Source excerpt:

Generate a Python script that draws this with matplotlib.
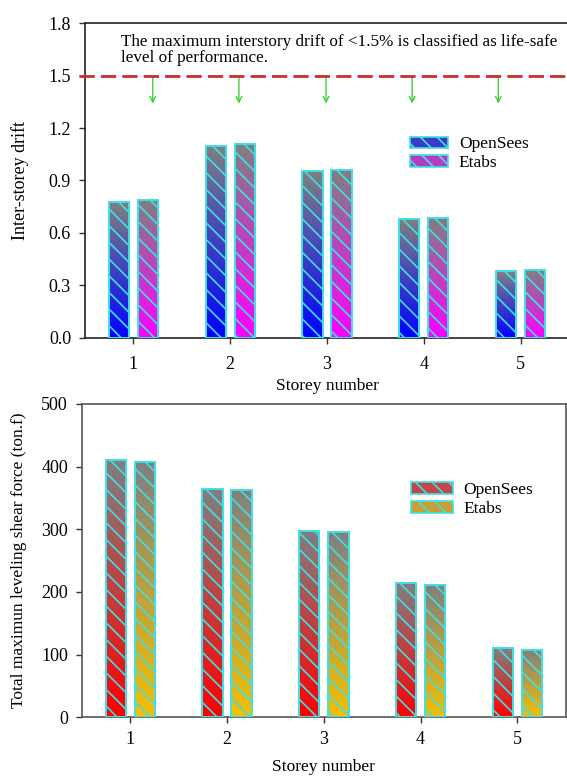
import numpy as np
import matplotlib
matplotlib.use('Agg')
import matplotlib.pyplot as plt
from matplotlib.colors import LinearSegmentedColormap
from matplotlib.patches import Patch

# ---------------- data ----------------
storeys = [1, 2, 3, 4, 5]
series_labels = ['OpenSees', 'Etabs']
drift_opensees = [0.775, 1.10, 0.955, 0.68, 0.382]
drift_etabs = [0.787, 1.11, 0.962, 0.686, 0.388]
shear_opensees = [410, 364, 298, 214, 110]
shear_etabs = [408, 362, 295, 211, 107]
drift_limit = 1.5
arrow_x = [1.20, 2.09, 2.99, 3.88, 4.77]
arrow_tip = 1.34
drift_ticks = [0.0, 0.3, 0.6, 0.9, 1.2, 1.5, 1.8]
shear_ticks = [0, 100, 200, 300, 400, 500]
note = ("The maximum interstory drift of <1.5% is classified as life-safe\n"
        "level of performance.")

# ---------------- style ----------------
plt.rcParams['font.family'] = ['Liberation Serif', 'DejaVu Serif']
plt.rcParams['hatch.linewidth'] = 1.2
EDGE = '#3ee0e6'
GRAY = '#808080'
HATCH = '\\\\'
top_cols = ['#0000ff', '#ff00ff']
bot_cols = ['#ff0000', '#f5c000']
legend_top = ['#3b3bc4', '#b43cc4']
legend_bot = ['#c24848', '#c8a032']

W, OFF = 0.21, 0.15

fig = plt.figure(figsize=(5.67, 7.76), dpi=100)
ax1 = fig.add_axes([0.1499, 0.5648, 0.8536, 0.4052])
ax2 = fig.add_axes([0.1446, 0.0756, 0.8531, 0.4038])


def gradient_bars(ax, xs, vals, base, label):
    bars = ax.bar(xs, vals, width=W, facecolor='none', edgecolor=EDGE,
                  linewidth=1.4, hatch=HATCH, zorder=3, label=label)
    cmap = LinearSegmentedColormap.from_list('g', [base, GRAY])
    grad = np.linspace(0, 1, 256).reshape(-1, 1)
    for r in bars:
        x0, w, h = r.get_x(), r.get_width(), r.get_height()
        im = ax.imshow(grad, cmap=cmap, origin='lower', aspect='auto',
                       extent=[x0, x0 + w, 0, h], zorder=2)
        im.set_clip_path(r)
    return bars


x = np.array(storeys, dtype=float)

# ---- top panel ----
gradient_bars(ax1, x - OFF, drift_opensees, top_cols[0], series_labels[0])
gradient_bars(ax1, x + OFF, drift_etabs, top_cols[1], series_labels[1])
ax1.axhline(drift_limit, xmin=-0.012, xmax=1, color='#c83030', lw=2.0,
            linestyle=(0, (5.5, 2.2)), clip_on=False, zorder=4)
for ax_x in arrow_x:
    ax1.annotate('', xy=(ax_x, arrow_tip), xytext=(ax_x, drift_limit),
                 arrowprops=dict(arrowstyle='->', color='#3cd23c', lw=1.0,
                                 mutation_scale=10, shrinkA=0, shrinkB=0))
ax1.text(0.87, 1.74, note, fontsize=12.3, va='top', ha='left',
         linespacing=1.0)
ax1.set_xlim(0.5, 5.5)
ax1.set_ylim(0, 1.8)
ax1.set_yticks(drift_ticks)
ax1.set_yticklabels([f'{t:.1f}' for t in drift_ticks])
ax1.set_xticks(storeys)
ax1.set_xlabel('Storey number', fontsize=12.5, labelpad=4)
ax1.set_ylabel('Inter-storey drift', fontsize=13, labelpad=14)
ax1.spines['right'].set_visible(False)

leg_handles1 = [Patch(facecolor=legend_top[i], edgecolor=EDGE, hatch='\\\\',
                      linewidth=1.2) for i in range(2)]
ax1.legend(leg_handles1, series_labels, loc='upper left',
           bbox_to_anchor=(0.672, 0.64), frameon=False, fontsize=12.5,
           handlelength=2.2, handleheight=0.65, handletextpad=0.6,
           labelspacing=0.15, borderpad=0, borderaxespad=0)

# ---- bottom panel ----
gradient_bars(ax2, x - OFF, shear_opensees, bot_cols[0], series_labels[0])
gradient_bars(ax2, x + OFF, shear_etabs, bot_cols[1], series_labels[1])
ax2.set_xlim(0.5, 5.5)
ax2.set_ylim(0, 500)
ax2.set_yticks(shear_ticks)
ax2.set_xticks(storeys)
ax2.set_xlabel('Storey number', fontsize=12.5, labelpad=8)
ax2.set_ylabel('Total maximun leveling shear force (ton.f)', fontsize=12.5,
               labelpad=10)
leg_handles2 = [Patch(facecolor=legend_bot[i], edgecolor=EDGE, hatch='\\\\',
                      linewidth=1.2) for i in range(2)]
ax2.legend(leg_handles2, series_labels, loc='upper left',
           bbox_to_anchor=(0.68, 0.75), frameon=False, fontsize=12.5,
           handlelength=2.4, handleheight=0.65, handletextpad=0.6,
           labelspacing=0.15, borderpad=0, borderaxespad=0)

for ax, sc in ((ax1, '#222222'), (ax2, '#555555')):
    for s in ax.spines.values():
        s.set_color(sc)
        s.set_linewidth(1.2)
    ax.tick_params(direction='out', length=4, width=1, color='#333333',
                   labelsize=13, pad=6)
ax1.tick_params(axis='x', pad=9)

fig.savefig('out.png', dpi=100)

Instructions for the task: Would you reproduce the lines above, from the very first through the line containing "from matplotlib.patches import Patch", exactly and without the pictures?

Output for this exercise:
Generate a Python script that draws this with matplotlib.
import numpy as np
import matplotlib
matplotlib.use('Agg')
import matplotlib.pyplot as plt
from matplotlib.colors import LinearSegmentedColormap
from matplotlib.patches import Patch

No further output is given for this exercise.